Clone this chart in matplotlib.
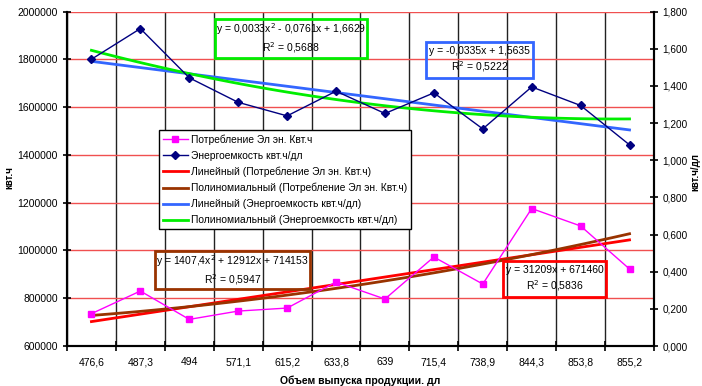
import numpy as np
import matplotlib
matplotlib.use("Agg")
import matplotlib.pyplot as plt
from matplotlib.patches import Rectangle
from matplotlib.ticker import FuncFormatter, FixedLocator

plt.rcParams['font.family'] = ['Liberation Sans', 'DejaVu Sans']

# data
volume = ["476,6", "487,3", "494", "571,1", "615,2", "633,8", "639",
          "715,4", "738,9", "844,3", "853,8", "855,2"]
consumption = [735400, 830200, 711500, 746300, 758900, 867900, 796700,
               972700, 859500, 1175700, 1102700, 922400]
intensity = [1.544, 1.709, 1.444, 1.312, 1.239, 1.372, 1.252,
             1.363, 1.169, 1.395, 1.295, 1.083]
eq_cons_lin = "y = 31209x + 671460\nR$^2$ = 0,5836"
eq_cons_poly = "y = 1407,4x$^2$ + 12912x + 714153\nR$^2$ = 0,5947"
eq_int_lin = "y = -0,0335x + 1,5635\nR$^2$ = 0,5222"
eq_int_poly = "y = 0,0033x$^2$ - 0,0761x + 1,6629\nR$^2$ = 0,5688"

n = len(volume)
pos = np.arange(n)
t = np.arange(1, n + 1)  # Excel trendline x
tt = np.linspace(1, n, 100)

W, H = 702, 386
fig = plt.figure(figsize=(W / 100, H / 100), dpi=100)
ax = fig.add_axes([0.0954, 0.1036, 0.8362, 0.8661])
ax2 = ax.twinx()

# consumption, left axis
l1, = ax.plot(pos, consumption, color="#FF00FF", lw=1, marker="s", ms=5, zorder=4)
c_lin = np.polyfit(t, consumption, 1)
c_poly = np.polyfit(t, consumption, 2)
l3, = ax.plot(tt - 1, np.polyval(c_lin, tt), color="#FF0000", lw=2, zorder=3)
l4, = ax.plot(tt - 1, np.polyval(c_poly, tt), color="#993300", lw=2, zorder=3)

# energy intensity, right axis
l2, = ax2.plot(pos, intensity, color="#000080", lw=1, marker="D", ms=4, zorder=4)
i_lin = np.polyfit(t, intensity, 1)
i_poly = np.polyfit(t, intensity, 2)
l5, = ax2.plot(tt - 1, np.polyval(i_lin, tt), color="#3366FF", lw=2, zorder=3)
l6, = ax2.plot(tt - 1, np.polyval(i_poly, tt), color="#00EE00", lw=2, zorder=3)

ax.set_xlim(-0.5, n - 0.5)
ax.set_ylim(600000, 2000000)
ax2.set_ylim(0, 1.8)

ax.set_xticks(pos)
ax.set_xticklabels(volume, fontsize=7.5)
ax.xaxis.set_minor_locator(FixedLocator(np.arange(-0.5, n, 1)))
ax.tick_params(axis="x", which="major", length=0, pad=8)
ax.tick_params(axis="x", which="minor", length=7, direction="inout", width=1.2)
ax.grid(True, which="minor", axis="x", color="#222222", lw=1)

ax.set_yticks(np.arange(600000, 2000001, 200000))
ax.yaxis.set_major_formatter(FuncFormatter(lambda v, p: f"{int(v)}"))
ax.tick_params(axis="y", labelsize=7.5, length=6, direction="inout", width=1.2)
ax.grid(True, which="major", axis="y", color="#F05050", lw=1)

ax2.set_yticks(np.arange(0, 1.81, 0.2))
ax2.yaxis.set_major_formatter(FuncFormatter(lambda v, p: f"{v:.3f}".replace(".", ",")))
ax2.tick_params(axis="y", labelsize=7.2, length=6, direction="inout", width=1.2, pad=3)

for a in (ax, ax2):
    a.spines["top"].set_visible(False)
    a.spines["left"].set_linewidth(1.5)
    a.spines["right"].set_linewidth(1.5)
    a.spines["bottom"].set_linewidth(1.5)

# axis titles
fig.text(9 / W, 1 - 178 / H, "квт.ч", rotation=90, ha="center", va="center",
         fontsize=7, fontweight="bold")
fig.text(695 / W, 1 - 172 / H, "квт.ч/дл", rotation=90, ha="center", va="center",
         fontsize=7, fontweight="bold")
ax.set_xlabel("Объем выпуска продукции. дл", fontsize=7.5, fontweight="bold", labelpad=6)

labels = ["Потребление Эл эн. Квт.ч", "Энергоемкость квт.ч/дл",
          "Линейный (Потребление Эл эн. Квт.ч)",
          "Полиномиальный (Потребление Эл эн. Квт.ч)",
          "Линейный (Энергоемкость квт.ч/дл)",
          "Полиномиальный (Энергоемкость квт.ч/дл)"]
leg = ax2.legend([l1, l2, l3, l4, l5, l6], labels, loc="upper left",
                 bbox_to_anchor=(0.2265, 0.6632), bbox_transform=fig.transFigure,
                 borderaxespad=0, fontsize=7.4, fancybox=False, framealpha=1,
                 edgecolor="black", numpoints=1, handlelength=2.4,
                 labelspacing=0.58, borderpad=0.4, handletextpad=0.3)
leg.get_frame().set_linewidth(1)
leg.set_zorder(10)

def eq_box(x0, y0, x1, y1, txt, col):
    # box corners in pixels from top-left
    fig.patches.append(Rectangle((x0 / W, 1 - y1 / H), (x1 - x0) / W, (y1 - y0) / H,
                                 transform=fig.transFigure, fill=False, ec=col,
                                 lw=2, zorder=11))
    fig.text((x0 + x1) / 2 / W, 1 - (y0 + y1) / 2 / H, txt, ha="center", va="center",
             fontsize=7.5, linespacing=1.3, zorder=12)

eq_box(215, 19, 367, 58, eq_int_poly, "#00EE00")
eq_box(426, 42, 533, 78, eq_int_lin, "#3366FF")
eq_box(155, 251, 310, 289, eq_cons_poly, "#993300")
eq_box(503, 261, 606, 297, eq_cons_lin, "#FF0000")

fig.savefig("out.png", dpi=100)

• • • •

> Task brief: Your answer should be one number: how many lines in the material above contain the string "matplotlib".

> Solution to the problem: 6